3. When there’s no other option, you can adapt; with the safety of our friends shallow pool Edie might just happily stay there, splashing in the safe zone, never letting her feet come up off the ground. When we force discomfort, we force growth. When we moved into the huge limestone house inn 2020, it was a financial leap for us - the rent was double, it needed furniture for all its vast space and the heating bills were alarming. I laid awake anxious in my bed for the first week thinking why did I ever choose this, what was I thinking?? But then a message came to me “when more is required of me, I will become more”. Suddenly I had different work opportunities, and creative ideas and ways to create the income I’d needed to stretch to the new level required of me. I adapted to the new circumstance when I surrendered to the pressure.

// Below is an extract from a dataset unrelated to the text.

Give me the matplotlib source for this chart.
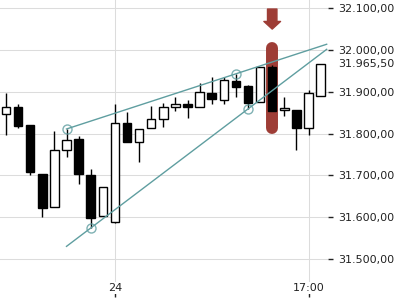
import numpy as np
import matplotlib
matplotlib.use("Agg")
import matplotlib.pyplot as plt
from matplotlib.patches import FancyArrowPatch

# OHLC candles
opens  = [31847, 31864, 31820, 31703, 31624, 31761, 31787, 31701, 31603, 31589,
          31825, 31780, 31813, 31835, 31864, 31871, 31864, 31897, 31880, 31926,
          31914, 31876, 31959, 31856, 31856, 31813, 31890]
closes = [31864, 31818, 31707, 31622, 31761, 31785, 31703, 31598, 31672, 31825,
          31780, 31811, 31835, 31864, 31871, 31864, 31899, 31883, 31928, 31911,
          31873, 31959, 31854, 31861, 31813, 31897, 31966]
highs  = [31898, 31871, 31820, 31703, 31806, 31811, 31794, 31715, 31672, 31871,
          31852, 31811, 31866, 31873, 31888, 31880, 31921, 31935, 31935, 31943,
          31916, 31959, 31964, 31888, 31856, 31904, 31966]
lows   = [31797, 31813, 31701, 31600, 31624, 31744, 31679, 31574, 31603, 31586,
          31780, 31732, 31813, 31816, 31854, 31837, 31864, 31871, 31871, 31888,
          31859, 31876, 31854, 31842, 31761, 31797, 31890]

x_tick_pos = [9, 25]
x_tick_labels = ["24", "17:00"]
y_ticks = [31500, 31600, 31700, 31800, 31900, 32000, 32100]
last_price = 31965.50

# trend lines: two anchor points each (index, price)
upper_anchors = [(5, 31811), (19, 31943)]
lower_anchors = [(7, 31574), (20, 31859)]
trend_start, trend_end = 5, 26.5

# highlighted candle
hl_idx = 22
hl_low, hl_high = 31799, 32019
arrow_top, arrow_tip = 32098, 32050

teal = "#5f9ea0"
red = "#9e3d36"

def fmt(v):
    s = f"{v:,.2f}"
    return s.replace(",", "X").replace(".", ",").replace("X", ".")

fig = plt.figure(figsize=(4, 3), dpi=100)
ax = fig.add_axes([0, 0.01, 0.82, 0.99])
ax.set_xlim(-0.496, 26.61)
ax.set_ylim(31409, 32119.6)

for s in ax.spines.values():
    s.set_visible(False)

ax.set_axisbelow(True)
ax.grid(True, color="#dcdcdc", linewidth=0.75)

# highlight behind the candle
cap = 6 / 0.4183  # rounded-cap radius in price units
ax.plot([hl_idx, hl_idx], [hl_low + cap, hl_high - cap], color=red,
        linewidth=8.6, solid_capstyle="round", zorder=1.5)
arr = FancyArrowPatch((hl_idx, arrow_top), (hl_idx, arrow_tip),
                      arrowstyle="simple,head_length=5.5,head_width=12,tail_width=6.8",
                      mutation_scale=1, shrinkA=0, shrinkB=0, color=red, zorder=2)
ax.add_patch(arr)

idx = np.arange(len(opens))
o = np.array(opens); c = np.array(closes)
ax.vlines(idx, lows, highs, color="black", linewidth=1.0, zorder=2)
up = c >= o
body_bottom = np.minimum(o, c)
body_h = np.maximum(np.abs(c - o), 1)
ax.bar(idx, body_h, bottom=body_bottom, width=0.7,
       color=np.where(up, "white", "black"), edgecolor="black", linewidth=1.0, zorder=3)

# trend lines
xs = np.array([trend_start, trend_end])
for anchors in (upper_anchors, lower_anchors):
    (x1, y1), (x2, y2) = anchors
    k = (y2 - y1) / (x2 - x1)
    ax.plot(xs, y1 + k * (xs - x1), color=teal, linewidth=1.0, zorder=4)
    ax.plot([x1, x2], [y1, y2], linestyle="none", marker="o", markersize=6.5,
            markerfacecolor="none", markeredgecolor=teal, markeredgewidth=1.0,
            alpha=0.8, zorder=4)

ax.set_xticks(x_tick_pos)
ax.set_xticklabels(x_tick_labels)
ax.tick_params(axis="x", direction="in", length=4, width=1, color="#222222",
               pad=-10, labelsize=8, labelcolor="#222222")
for lab in ax.get_xticklabels():
    lab.set_bbox(dict(facecolor="white", edgecolor="none", pad=1))

ax.yaxis.tick_right()
ax.set_yticks(y_ticks)
ax.set_yticklabels([fmt(v) for v in y_ticks])
ax.tick_params(axis="y", direction="out", length=3.6, width=1, color="#222222",
               pad=3.6, labelsize=8, labelcolor="#222222")

ax.text(1.0305, last_price, fmt(last_price), transform=ax.get_yaxis_transform(),
        ha="left", va="center", fontsize=8, color="#222222")

fig.savefig("out.png", dpi=100)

4. Do all things with grace and support; Edie didn’t race up to the pool that was too deep for her to touch the bottom and just jump in, saying f*ck it to regard for her safety. Even at four she has the reverence to be mindful. And she has her parents of course literally swimming alongside. I went from holding her “hams” (as she calls hands and I hope she never stops) from the steps until she was ready to let go, to swimming with a pool noodle right beside her if she wanted to latch onto it for a break, to swimming just behind her in case she seemed to not be able to make it, to watching from the edge as she swam the distance completely solo. Not to be blasphemous but I was essentially her god, her universal support system. That’s available to all of use, selected by your set of beliefs, at any time. You’re never swimming solo, you’ve always got this higher power holding you aloft and you get to choose what level of support you need — a hand steadying under your belly as you kick your legs for the first time, reaching out fingers just ahead of you to coax you forward, or just observing you with such fierce unwavering love that you can feel how secure you are in every cell of your body. How rad is that??

5. Challenge creates strength; I don’t toss around the word ‘resilience’ much, I’m not one to brush off traumatic experiences as character building. But I do know that resilience is a natural phenomenon, a trait garnered through our experiences and fostered over time. As Edie kicked her legs and paddled her arms through the slight resistance of the water she built the muscle, the strength, to go a bit further each time. She built the ability to get a few feet closer to the other side each time she struck out. If we think of resistance in terms of weight-training we see it as a valuable tool that empowers us, not disempowers us. Sometimes when things are just humming along in life and we’re feeling on top of our game we’ll suddenly find a wrench thrown in where we least expected it. Is it self-sabotage or is it actually us knowing that we need consistent peaks and valleys in order to keep life unfolding? There’s wisdom in knowing that accessing a flow state of life doesn’t mean it’s devoid of challenge, it means that you become better equipped to manage and succeed despite inherent challenge. Life holds tension, but as a string instrument makes the most beautiful music when properly tuned, we can use the tension of life harmoniously.

6. The best time to start is now; Edie wavered on the step of the pool, pondering if she could do this. I heard her little voice coaching herself “I can do this, yes I can, now.” Determination and also presence. When faced with choice, with a leap into the unknown, with needing to let go of what’s safe, there is no good time. There is only, ever, now. I have been sitting on creating a Substack account for two years, I have been deliberately not learning how to do it, not taking the steps for it, thinking I should wait until all three kids were in school perhaps. Surely I couldn’t expand my work over the summer? We’re nomadic, I’m living out of suitcases, I’m not even operating my already established business! Enough. I’m doing it now, the setup page of this platform made my brain feel like it would explode so I didn’t even do it…I’m just here to write, the rest will work itself out.

I’m going to just hit publish on this, I’m not even editing it, I’ve sat on it long enough as it is. I’m going to take Edie off the iPad I shamelessly let her play on for the last hour so I could write this and we’re going to leap back into the pool. Sink or swim baby, you choose.